As Tim indicated, over the last 10 years, PC shipments have declined on average 9 percent from the December to March quarters, yet hard-drive industry shipments have historically decreased by only 4 percent. This systematically creates a supply/demand dynamic that leads to significant price declines in this and subsequent quarters as we have experienced this past calendar year.

Furthermore, despite the fact that the industry made progress towards balancing supply and demand in the December quarter, we believe that there still remains an excess inventory of 6 to 8 million units within the PC manufacturers’ pipeline.

Also, our sense of the market indicates higher than usual PC inventory levels in both the Distribution and Retail channels.

With the objective of entering the June quarter with more balanced inventory, we estimate that the hard-drive industry TAM for the March quarter is unlikely to exceed 155 million units.

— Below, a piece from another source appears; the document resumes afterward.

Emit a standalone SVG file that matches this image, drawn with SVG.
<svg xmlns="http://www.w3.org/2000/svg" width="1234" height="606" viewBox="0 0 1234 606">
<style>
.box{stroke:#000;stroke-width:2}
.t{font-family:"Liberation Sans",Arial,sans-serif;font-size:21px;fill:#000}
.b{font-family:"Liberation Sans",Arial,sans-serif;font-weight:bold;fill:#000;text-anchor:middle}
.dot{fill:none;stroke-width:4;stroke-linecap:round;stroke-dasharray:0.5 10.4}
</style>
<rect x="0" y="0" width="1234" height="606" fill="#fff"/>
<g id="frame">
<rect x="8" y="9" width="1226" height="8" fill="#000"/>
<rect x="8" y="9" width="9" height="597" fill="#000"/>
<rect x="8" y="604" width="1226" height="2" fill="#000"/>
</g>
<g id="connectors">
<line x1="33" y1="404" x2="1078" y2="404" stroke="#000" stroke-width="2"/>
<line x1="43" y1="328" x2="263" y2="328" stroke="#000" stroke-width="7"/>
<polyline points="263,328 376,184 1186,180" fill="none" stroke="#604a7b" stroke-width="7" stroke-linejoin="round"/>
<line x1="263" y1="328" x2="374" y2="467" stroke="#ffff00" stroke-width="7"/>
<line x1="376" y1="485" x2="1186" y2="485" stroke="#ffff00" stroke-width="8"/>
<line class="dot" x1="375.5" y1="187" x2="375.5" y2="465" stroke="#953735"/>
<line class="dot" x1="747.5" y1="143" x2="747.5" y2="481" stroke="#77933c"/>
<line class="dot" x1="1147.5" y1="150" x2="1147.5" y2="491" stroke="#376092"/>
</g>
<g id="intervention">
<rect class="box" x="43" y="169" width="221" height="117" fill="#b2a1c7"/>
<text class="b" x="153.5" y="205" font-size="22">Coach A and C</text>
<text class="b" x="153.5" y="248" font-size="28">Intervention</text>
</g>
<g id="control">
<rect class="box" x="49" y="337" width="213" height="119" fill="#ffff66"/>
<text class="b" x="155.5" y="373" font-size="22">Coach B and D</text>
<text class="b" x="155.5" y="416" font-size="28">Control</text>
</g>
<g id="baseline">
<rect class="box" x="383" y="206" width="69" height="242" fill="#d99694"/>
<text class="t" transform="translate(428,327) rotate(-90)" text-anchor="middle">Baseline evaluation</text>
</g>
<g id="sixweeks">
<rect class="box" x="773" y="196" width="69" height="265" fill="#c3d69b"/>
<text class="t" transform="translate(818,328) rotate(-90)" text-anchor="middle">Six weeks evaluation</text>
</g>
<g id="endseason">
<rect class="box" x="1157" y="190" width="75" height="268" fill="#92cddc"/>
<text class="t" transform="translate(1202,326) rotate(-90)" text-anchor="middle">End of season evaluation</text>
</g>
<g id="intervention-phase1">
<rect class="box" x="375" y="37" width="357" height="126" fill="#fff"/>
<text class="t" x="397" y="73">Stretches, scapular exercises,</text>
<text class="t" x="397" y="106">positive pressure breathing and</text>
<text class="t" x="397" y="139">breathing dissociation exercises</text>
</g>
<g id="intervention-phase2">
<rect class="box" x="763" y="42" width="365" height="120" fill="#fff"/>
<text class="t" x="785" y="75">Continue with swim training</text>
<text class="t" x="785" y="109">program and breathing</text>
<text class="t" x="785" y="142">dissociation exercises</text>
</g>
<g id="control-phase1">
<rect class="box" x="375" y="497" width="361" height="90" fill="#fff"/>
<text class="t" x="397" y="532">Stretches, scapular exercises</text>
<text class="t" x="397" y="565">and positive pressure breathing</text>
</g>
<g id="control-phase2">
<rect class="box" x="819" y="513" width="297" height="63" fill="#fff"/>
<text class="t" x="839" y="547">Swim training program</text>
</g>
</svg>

We strongly believe that the effects from fixed cost under-absorption are of much lesser impact to the bottom line than subjecting the entire volume to significant price declines. Having said that, since we operate in a highly competitive market, we have modeled like-for-like price declines of five percent in line with pricing trends in prior March quarters.

We believe our value proposition will continue to resonate with our customers and we will maintain focus on ROI through product and segment mix management.   We continue to strengthen our investments in R&D and market development to support the significant opportunities in our medium and long term future.

Accordingly, our guidance for fiscal Q3 is as follows:

We expect revenue to be in the range from $2.2 billion to $2.25 billion. 

R&D and SG&A spending is expected to total approximately $240 million. 

Our net interest expense is projected to be about $1 million.

We expect our tax rate to be at the upper end of our business model of 6 to 9 percent.

We anticipate our share count to be approximately 236 million.

We estimate earnings per share of between $0.55 and $0.65 for the March quarter.